Beginning on January 4, 1945, newspapers and radio stations were requested (strongly encouraged, guilted, or sometimes threatened) to suppress any reporting of balloon incidents. The censorship strategy was designed to (1) keep Japanese agents in North America in the dark, and (2) prevent panic among American citizens. This censorship proved effective, and few Americans even today have even heard of the balloon bombs. Japanese propaganda began reporting massive fires and widespread panic in the western USA, but no one paid any attention.
U.S. officials also worried about a far more deadly use for the balloon bombs — namely chemical or biological warfare payloads. Japan had already used biological and chemical weapons against Chinese forces in the Battle of Changde during 1943, and there was a credible threat that they would use them against the United States. Postwar evidence shows that Japanese bio-chem warfare proponents wanted to use bubonic plague, anthrax, rinderpest, and smut fungus to attack America. Prime Minister Tojo refused to approve this type of attack, as he believed that the U.S. would respond in kind with overwhelming force.

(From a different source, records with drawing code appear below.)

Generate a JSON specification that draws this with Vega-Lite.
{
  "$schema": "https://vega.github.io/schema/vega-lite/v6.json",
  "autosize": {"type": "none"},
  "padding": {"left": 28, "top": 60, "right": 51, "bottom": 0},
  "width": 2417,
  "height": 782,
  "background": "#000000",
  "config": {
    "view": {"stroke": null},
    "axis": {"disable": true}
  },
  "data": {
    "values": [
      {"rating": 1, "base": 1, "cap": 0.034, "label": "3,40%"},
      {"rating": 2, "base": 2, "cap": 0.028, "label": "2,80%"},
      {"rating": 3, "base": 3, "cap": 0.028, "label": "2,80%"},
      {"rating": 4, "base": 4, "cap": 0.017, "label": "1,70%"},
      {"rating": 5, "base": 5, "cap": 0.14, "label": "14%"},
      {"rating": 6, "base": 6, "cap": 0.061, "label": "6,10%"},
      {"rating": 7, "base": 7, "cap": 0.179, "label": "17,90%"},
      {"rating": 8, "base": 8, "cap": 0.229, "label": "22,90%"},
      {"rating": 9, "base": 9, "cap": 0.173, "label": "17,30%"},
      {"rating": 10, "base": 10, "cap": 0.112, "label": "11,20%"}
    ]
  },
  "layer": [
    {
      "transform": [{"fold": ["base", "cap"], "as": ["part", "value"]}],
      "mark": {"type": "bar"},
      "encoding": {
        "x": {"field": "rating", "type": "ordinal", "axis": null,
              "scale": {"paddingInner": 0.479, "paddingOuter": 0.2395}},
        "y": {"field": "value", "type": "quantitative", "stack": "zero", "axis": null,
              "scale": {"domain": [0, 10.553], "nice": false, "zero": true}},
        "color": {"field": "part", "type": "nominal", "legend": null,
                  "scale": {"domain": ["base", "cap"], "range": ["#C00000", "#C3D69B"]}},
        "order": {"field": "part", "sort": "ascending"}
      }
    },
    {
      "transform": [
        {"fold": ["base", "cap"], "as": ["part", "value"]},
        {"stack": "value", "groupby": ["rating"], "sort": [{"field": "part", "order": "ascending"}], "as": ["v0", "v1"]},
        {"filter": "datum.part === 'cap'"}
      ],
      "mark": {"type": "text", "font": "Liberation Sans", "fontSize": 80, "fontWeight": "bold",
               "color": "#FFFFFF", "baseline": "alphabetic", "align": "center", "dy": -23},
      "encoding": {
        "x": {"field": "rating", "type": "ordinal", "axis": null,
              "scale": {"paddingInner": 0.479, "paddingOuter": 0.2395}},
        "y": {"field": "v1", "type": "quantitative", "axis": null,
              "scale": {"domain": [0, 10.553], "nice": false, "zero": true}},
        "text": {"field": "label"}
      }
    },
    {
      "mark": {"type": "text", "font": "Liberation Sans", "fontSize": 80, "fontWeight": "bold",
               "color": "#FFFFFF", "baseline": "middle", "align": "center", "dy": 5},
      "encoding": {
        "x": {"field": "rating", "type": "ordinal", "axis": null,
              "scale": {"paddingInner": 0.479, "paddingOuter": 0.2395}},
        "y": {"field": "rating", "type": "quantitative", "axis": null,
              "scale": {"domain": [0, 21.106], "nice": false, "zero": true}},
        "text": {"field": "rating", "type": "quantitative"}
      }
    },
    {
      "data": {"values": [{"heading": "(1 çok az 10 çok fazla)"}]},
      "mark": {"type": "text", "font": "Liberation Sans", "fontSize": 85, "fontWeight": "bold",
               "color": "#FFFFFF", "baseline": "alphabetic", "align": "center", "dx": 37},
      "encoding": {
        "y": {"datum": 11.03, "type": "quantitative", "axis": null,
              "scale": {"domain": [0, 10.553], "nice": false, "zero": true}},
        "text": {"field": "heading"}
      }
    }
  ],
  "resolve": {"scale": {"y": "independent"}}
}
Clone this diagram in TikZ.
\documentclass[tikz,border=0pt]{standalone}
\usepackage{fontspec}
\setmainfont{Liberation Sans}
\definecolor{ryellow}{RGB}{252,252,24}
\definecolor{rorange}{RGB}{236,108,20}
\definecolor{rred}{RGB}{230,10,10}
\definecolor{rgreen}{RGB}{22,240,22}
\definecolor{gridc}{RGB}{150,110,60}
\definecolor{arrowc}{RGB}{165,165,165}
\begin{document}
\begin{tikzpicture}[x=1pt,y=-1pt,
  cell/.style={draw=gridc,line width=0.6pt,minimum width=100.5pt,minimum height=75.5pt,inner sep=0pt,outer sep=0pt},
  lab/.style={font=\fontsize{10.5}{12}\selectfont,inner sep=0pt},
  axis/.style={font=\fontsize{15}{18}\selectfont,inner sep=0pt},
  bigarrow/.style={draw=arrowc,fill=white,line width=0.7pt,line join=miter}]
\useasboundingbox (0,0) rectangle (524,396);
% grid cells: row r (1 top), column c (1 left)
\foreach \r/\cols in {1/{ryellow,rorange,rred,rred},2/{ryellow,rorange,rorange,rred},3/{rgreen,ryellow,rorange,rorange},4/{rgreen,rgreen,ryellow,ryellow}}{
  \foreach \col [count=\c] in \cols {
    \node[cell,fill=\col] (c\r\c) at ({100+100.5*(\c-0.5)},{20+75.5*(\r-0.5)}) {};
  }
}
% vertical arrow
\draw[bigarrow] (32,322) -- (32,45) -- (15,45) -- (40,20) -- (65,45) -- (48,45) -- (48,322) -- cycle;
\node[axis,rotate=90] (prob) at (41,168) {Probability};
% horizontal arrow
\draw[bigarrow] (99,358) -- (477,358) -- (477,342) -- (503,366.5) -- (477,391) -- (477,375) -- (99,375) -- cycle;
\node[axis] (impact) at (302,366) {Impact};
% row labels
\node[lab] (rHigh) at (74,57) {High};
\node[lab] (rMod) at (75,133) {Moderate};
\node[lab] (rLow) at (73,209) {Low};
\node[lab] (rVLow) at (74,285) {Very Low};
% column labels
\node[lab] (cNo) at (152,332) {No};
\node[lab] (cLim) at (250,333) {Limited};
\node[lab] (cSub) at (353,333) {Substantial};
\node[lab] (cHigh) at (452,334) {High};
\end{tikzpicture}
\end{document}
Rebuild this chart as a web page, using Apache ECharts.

In early 1945, U.S. officials initiated the “Lightning Project” by directing agricultural officers and veterinarians to look for evidence of any new types of livestock or crop diseases. Decontamination chemicals and gear were stockpiled in the West, and realistic preparations were made to deal with biological warfare that thankfully never came to pass.
While keeping news of the balloon bomb attacks out of the media, the U.S. military created a secret operation to combat the growing number forest fires started by Japanese incendiaries. The program was titled Operation Firefly, and this mobilized the 555th Parachute Infantry Battalion, America’s first black paratrooper unit.
The men of the “Triple Nickels” thought they were being sent to the Pacific Theatre but instead found themselves stationed at Pendleton Field in Oregon. There they trained for their dangerous new mission — parachuting into remote areas of the northwest to fight fires.
Ultimately, the men of the 555th fought 28 fires between July and October 1945, parachuting in to combat 15 of them. One member of the 555th died during a jump in early August — fortunately he was the only fatality of Operation Firefly.
During this time, the term “Smokejumpers” was created and often used to describe the airborne firefighters. But since the 555th Parachute Infantry Battalion was a U.S. Army unit, they were described in official reports as paratroopers, serving their nation during wartime when it was attacked by a foreign power.